GreedyPatternEvaluator: Evaluates patterns like "two pairs". Implements greedy evaluation strategy, but the actual score calculation is delegated to subclasses. It is "greedy" because it tries to minimize the probability of ending up with a zero score. Thus it chooses the highest- scoring position within the set of nearest (according to Distance) non-zero positions. Number of remaining throws and game rules (e.g., forced or free) are not considered.

ExcelYatzy

This project programatically interacts with Excel in order to run the simulation and display results.

SimData sheet allows you to simulate a number of games and display results. Setting either of SEED or COUNT fields will simulate the given number of games and display results. Setting SEED to a particular value will always generate the same results. Due to parallel execution, they may be displayed in different order. Setting SEED to 0 will set it to the current time of day and simulate the given number of games.

RefData sheet displays some statistical properties of the game. The table B2:P32 displays the number of ways each sum in left column can be obtained by the patterns in the top row (according to the implemented scoring rules). The vector Q2:Q253 displays in how many ways each of 252 unordered combinations can be achieved by throwing dice where order matters.

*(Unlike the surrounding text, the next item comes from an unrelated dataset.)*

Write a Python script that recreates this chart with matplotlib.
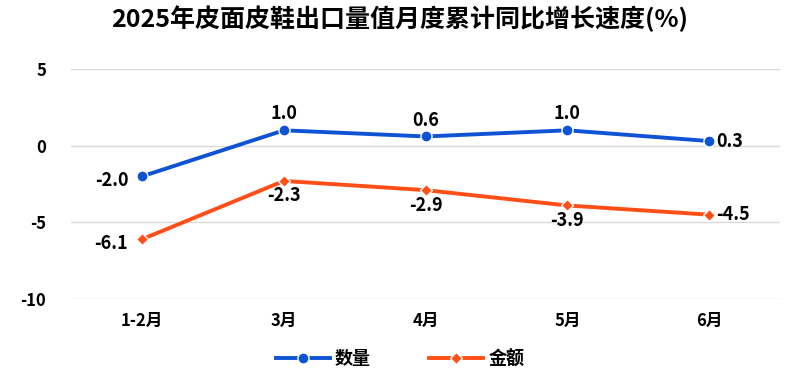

This vector was used to derive the probability of two consecutive throws containing the same dice, different orderings allowed (0.006353238). During testing, I noticed that State_Changes_After_Roll failed because I had set the allowed frequency of two like consecutive throws at 5/10000, but the test managed to produce ~60 such throws. At first I suspected a faulty Random class, but the approximately same frequency was obtained also with a CSPRNG. Then I proceeded to calculate the theoretical probability and concluded that everything was in order; with the above probability and 10000 throws one could expect 63 like consecutive throws. Therefore I used the probability threshold of 0.007 to allow for occasional deviation in the RNG.